Greetings all - the "If not now, when?" tour has now disembarked Dubrovnik. We have been successful, by and large, in our quest for the idyllic Adriatic town we were looking for in our last post washing up in the charming, walled island town of Trogir about 30km up the coast from Split. The tourist invasion is in full flight here but we are learning how to beat it back every day, waging battle marble laneway by cobblestone path in our temporary pied a terre.
As I ponder this daily battle, I am reminded that a mere fifteen years ago real war was being waged in these streets. We are, after all, within the famously unstable Balkan powderkeg. I have toured many battlefields in my time but none as recent as these. Those pockmarks in the ancient walls of Dubrovnik are not the product of centuries of erosion. They were blasted there by mortar shells in the 15 month seige of Dubrovnik by the "Greater Serbs" in 1995. The photos on "The wall of martyrs in the Craotian war of independence" in Trogir are not the sephia tones of WW Two portraits but yearbook style photos from the late-disco era. By my count, seven countries now occupy the frontiers of what we once knew as Yugoslavia. The most recent was added just last year as Kosovo declared independence from Serbia. A few hundred km up the road from Trogir is Sarejevo where the tripwire that plummeted the world into the Great War of 1914 was sprung. A few hundred beyond that is Szebernica where sanctimonious western leaders who defiantly vowed "Never again!" after the holocaust of WW Two turned a blind eye and let Slobadan Milosevic execute the worst ethnic cleansing in Europe since taht war - just a few years ago.

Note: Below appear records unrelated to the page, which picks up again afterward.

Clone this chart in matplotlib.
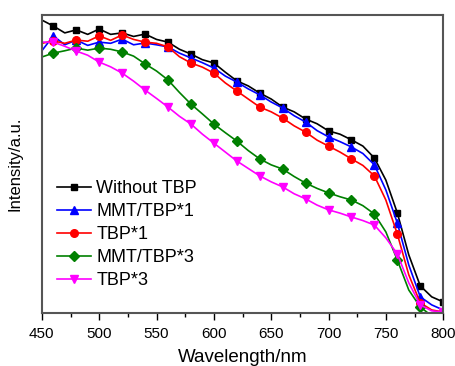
import matplotlib
matplotlib.use("Agg")
import matplotlib.pyplot as plt
from matplotlib.ticker import MultipleLocator

plt.rcParams['font.family'] = ['Liberation Sans', 'DejaVu Sans']

# wavelength grid (nm)
wavelength = [450, 460, 470, 480, 490, 500, 510, 520, 530, 540, 550, 560,
              570, 580, 590, 600, 610, 620, 630, 640, 650, 660, 670, 680,
              690, 700, 710, 720, 730, 740, 750, 760, 770, 780, 790, 800]

without_tbp = [0.983, 0.963, 0.940, 0.950, 0.935, 0.953, 0.935, 0.940, 0.928, 0.936,
               0.918, 0.909, 0.885, 0.869, 0.850, 0.839, 0.808, 0.779, 0.762, 0.738,
               0.718, 0.691, 0.675, 0.651, 0.635, 0.611, 0.600, 0.581, 0.560, 0.520,
               0.446, 0.336, 0.195, 0.091, 0.054, 0.037]
mmt_tbp1 = [0.880, 0.930, 0.900, 0.916, 0.898, 0.909, 0.905, 0.919, 0.900, 0.906,
            0.900, 0.893, 0.872, 0.856, 0.840, 0.822, 0.795, 0.775, 0.752, 0.732,
            0.708, 0.688, 0.662, 0.641, 0.612, 0.591, 0.575, 0.557, 0.535, 0.497,
            0.413, 0.302, 0.161, 0.054, 0.027, 0.010]
tbp1 = [0.905, 0.913, 0.905, 0.916, 0.912, 0.930, 0.915, 0.933, 0.918, 0.909,
        0.905, 0.893, 0.860, 0.839, 0.825, 0.805, 0.772, 0.745, 0.718, 0.691,
        0.675, 0.654, 0.628, 0.607, 0.580, 0.560, 0.540, 0.517, 0.495, 0.460,
        0.379, 0.265, 0.128, 0.034, 0.010, 0.003]
mmt_tbp3 = [0.859, 0.872, 0.880, 0.889, 0.882, 0.889, 0.885, 0.876, 0.862, 0.836,
            0.812, 0.782, 0.740, 0.701, 0.668, 0.634, 0.605, 0.577, 0.545, 0.517,
            0.497, 0.483, 0.458, 0.436, 0.418, 0.403, 0.390, 0.379, 0.360, 0.332,
            0.272, 0.178, 0.077, 0.020, -0.010, -0.020]
tbp3 = [0.909, 0.909, 0.895, 0.879, 0.865, 0.842, 0.826, 0.805, 0.778, 0.748,
        0.720, 0.691, 0.660, 0.634, 0.600, 0.570, 0.540, 0.510, 0.485, 0.460,
        0.440, 0.423, 0.400, 0.383, 0.362, 0.346, 0.335, 0.322, 0.310, 0.295,
        0.252, 0.198, 0.101, 0.027, 0.007, 0.003]

fig = plt.figure(figsize=(4.55, 3.66), dpi=100)
ax = fig.add_axes([0.092, 0.145, 0.882, 0.814])

marks = slice(1, None, 2)
ax.plot(wavelength, without_tbp, color='black', marker='s', ms=5, lw=1.2,
        markevery=marks, label='Without TBP')
ax.plot(wavelength, mmt_tbp1, color='#0000ff', marker='^', ms=6, lw=1.2,
        markevery=marks, label='MMT/TBP*1')
ax.plot(wavelength, tbp1, color='#ff0000', marker='o', ms=5.5, lw=1.2,
        markevery=marks, label='TBP*1')
ax.plot(wavelength, mmt_tbp3, color='#008000', marker='D', ms=5, lw=1.2,
        markevery=marks, label='MMT/TBP*3')
ax.plot(wavelength, tbp3, color='#ff00ff', marker='v', ms=6, lw=1.2,
        markevery=marks, label='TBP*3')

ax.set_xlim(450, 800)
ax.set_ylim(0, 1)
ax.xaxis.set_major_locator(MultipleLocator(50))
ax.xaxis.set_minor_locator(MultipleLocator(25))
ax.tick_params(axis='x', which='major', direction='out', length=5, width=1,
               labelsize=11, pad=5, top=False)
ax.tick_params(axis='x', which='minor', direction='out', length=3, width=1, top=False)
ax.set_yticks([])

for s in ax.spines.values():
    s.set_color('#555555')
    s.set_linewidth(1.5)

ax.set_xlabel('Wavelength/nm', fontsize=13.5, labelpad=6)
ax.set_ylabel('Intensity/a.u.', fontsize=12, labelpad=14)

ax.legend(loc='center left', bbox_to_anchor=(0.037, 0.262), frameon=False,
          fontsize=13, handlelength=1.9, handletextpad=0.3, labelspacing=0.33,
          borderpad=0, borderaxespad=0)

fig.savefig('out.png', dpi=100)
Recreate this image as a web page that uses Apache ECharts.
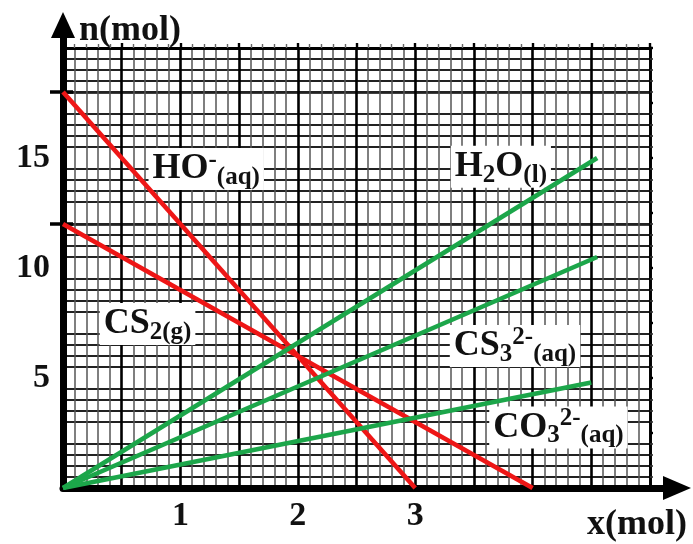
<!DOCTYPE html>
<html>
<head>
<meta charset="utf-8">
<script src="https://cdn.jsdelivr.net/npm/echarts@6/dist/echarts.min.js"></script>
<style>html,body{margin:0;padding:0;background:#fff}#c{width:693px;height:544px}</style>
</head>
<body>
<div id="c"></div>
<script>
// ---- data ----
const hydroxide = [[0, 18], [3, 0]];
const carbonDisulfide = [[0, 12], [4, 0]];
const water = [[0, 0], [4.55, 15]];
const trithiocarbonate = [[0, 0], [4.55, 10.5]];
const carbonate = [[0, 0], [4.5, 4.8]];
const xTickLabels = [1, 2, 3];
const yTickLabels = [5, 10, 15];
const yMarkTicks = [12, 18];
const xName = 'x(mol)';
const yName = 'n(mol)';

const SERIF = '"Liberation Serif", "Times New Roman", serif';
const RED = '#ee1616';
const GREEN = '#1ca64a';

const rich = {
  b: {fontFamily: SERIF, fontWeight: 'bold', fontSize: 36, color: '#111', lineHeight: 42, verticalAlign: 'middle'},
  sub: {fontFamily: SERIF, fontWeight: 'bold', fontSize: 25, color: '#111', lineHeight: 22, verticalAlign: 'bottom'},
  sub2: {fontFamily: SERIF, fontWeight: 'bold', fontSize: 25, color: '#111', lineHeight: 30, verticalAlign: 'bottom'},
  sup: {fontFamily: SERIF, fontWeight: 'bold', fontSize: 25, color: '#111', lineHeight: 22, verticalAlign: 'top'}
};

function tag(coord, text) {
  return {
    symbol: 'rect', symbolSize: 1, itemStyle: {color: 'rgba(0,0,0,0)'},
    label: {show: true, position: 'inside', formatter: text, backgroundColor: '#fff', padding: [0, 4, 0, 4], rich: rich},
    data: [{coord: coord}]
  };
}

function lineSeries(name, data, color, mark) {
  return {
    name: name, type: 'line', xAxisIndex: 0, yAxisIndex: 0, data: data,
    showSymbol: false, symbol: 'none', z: 5,
    lineStyle: {color: color, width: 4.6, cap: 'butt'},
    markPoint: mark, animation: false
  };
}

const chart = echarts.init(document.getElementById('c'));
const major = {show: true, lineStyle: {color: '#000', width: 2.6}};
const labelFont = {fontFamily: SERIF, fontWeight: 'bold', fontSize: 34, color: '#111'};

chart.setOption({
  animation: false,
  backgroundColor: '#fff',
  grid: [
    {left: 63, top: 48, width: 587, height: 440, containLabel: false},
    {left: 63, top: 25, width: 614, height: 463, containLabel: false}
  ],
  xAxis: [
    {
      gridIndex: 0, type: 'value', min: 0, max: 5, interval: 0.5, position: 'bottom',
      axisLine: {show: false}, axisTick: {show: false},
      axisLabel: {customValues: xTickLabels, margin: 11, ...labelFont},
      splitLine: major,
      minorTick: {show: false, splitNumber: 5},
      minorSplitLine: {show: true, lineStyle: {color: '#555', width: 1.5}}
    },
    {
      gridIndex: 0, type: 'value', min: 0, max: 5, interval: 0.5, position: 'top',
      axisLine: {show: true, onZero: false, lineStyle: {color: '#000', width: 2.8}},
      axisTick: {show: true, length: 5, lineStyle: {color: '#000', width: 2.4}},
      minorTick: {show: true, splitNumber: 5, length: 4, lineStyle: {color: '#666', width: 1.4}},
      axisLabel: {show: false}, splitLine: {show: false}
    },
    {
      gridIndex: 1, type: 'value', min: 0, max: 1, name: xName, nameLocation: 'end', nameGap: 10,
      nameTextStyle: {fontFamily: SERIF, fontWeight: 'bold', fontSize: 36, color: '#111', align: 'right', verticalAlign: 'top', padding: [19, 0, 0, 0]},
      axisLine: {show: true, onZero: false, symbol: ['none', 'triangle'], symbolSize: [24, 28], lineStyle: {color: '#000', width: 7}},
      axisTick: {show: false}, axisLabel: {show: false}, splitLine: {show: false}
    }
  ],
  yAxis: [
    {
      gridIndex: 0, type: 'value', min: 0, max: 20, interval: 2.5, position: 'left',
      axisLine: {show: false},
      axisTick: {show: true, customValues: yMarkTicks, length: 13, lineStyle: {color: '#000', width: 3.5}},
      axisLabel: {customValues: yTickLabels, margin: 13, ...labelFont},
      splitLine: major,
      minorTick: {show: false, splitNumber: 5},
      minorSplitLine: {show: true, lineStyle: {color: '#222', width: 1.9}}
    },
    {
      gridIndex: 0, type: 'value', min: 0, max: 20, interval: 2.5, position: 'left',
      axisLine: {show: false},
      axisTick: {show: true, inside: true, customValues: yMarkTicks, length: 10, lineStyle: {color: '#000', width: 3.5}},
      axisLabel: {show: false}, splitLine: {show: false}
    },
    {
      gridIndex: 0, type: 'value', min: 0, max: 20, interval: 2.5, position: 'right',
      axisLine: {show: true, onZero: false, lineStyle: {color: '#000', width: 2.8}},
      axisTick: {show: true, length: 3, lineStyle: {color: '#000', width: 2.4}},
      minorTick: {show: true, splitNumber: 5, length: 3, lineStyle: {color: '#333', width: 1.6}},
      axisLabel: {show: false}, splitLine: {show: false}
    },
    {
      gridIndex: 1, type: 'value', min: 0, max: 1, name: yName, nameLocation: 'end', nameGap: -6,
      nameTextStyle: {fontFamily: SERIF, fontWeight: 'bold', fontSize: 36, color: '#111', align: 'left', verticalAlign: 'middle', padding: [0, 0, 0, 16]},
      axisLine: {show: true, onZero: false, symbol: ['none', 'triangle'], symbolSize: [24, 26], lineStyle: {color: '#000', width: 7}},
      axisTick: {show: false}, axisLabel: {show: false}, splitLine: {show: false}
    }
  ],
  series: [
    lineSeries('HO⁻(aq)', hydroxide, RED, tag([1.22, 14.5], '{b|HO}{sup|-}{sub|(aq)}')),
    lineSeries('CS₂(g)', carbonDisulfide, RED, tag([0.72, 7.45], '{b|CS}{sub|2(g)}')),
    lineSeries('H₂O(l)', water, GREEN, tag([3.73, 14.6], '{b|H}{sub2|2}{b|O}{sub|(l)}')),
    lineSeries('CS₃²⁻(aq)', trithiocarbonate, GREEN, tag([3.85, 6.45], '{b|CS}{sub2|3}{sup|2-}{sub|(aq)}')),
    lineSeries('CO₃²⁻(aq)', carbonate, GREEN, tag([4.22, 2.75], '{b|CO}{sub2|3}{sup|2-}{sub|(aq)}'))
  ]
});
</script>
</body>
</html>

I stand to be corrected but I sense that the Balkan powderkeg countries collectively constitute a smaller population than Canada"s. Applicatioons for membership to the EU are flying right, left and centre in the hopes that acceptance will legitimize the smallest of territorial claims and cement fledgling democracies in place. But how long will this last until the next Tito or Milosevic rears his head and plunges this part of the world into another explosion with the fleets of yachts and legions of suntanners evacuating from these parts as fast as possible. I, for one, do not fully understand the origins and contours of the last Balkan war (who does?!?). But I hope for the sake of the locals who still bear the immediacy of suffering, we all find a way to ensure that it does never happen again.
Cheery thoughts from a Balkan beachtown.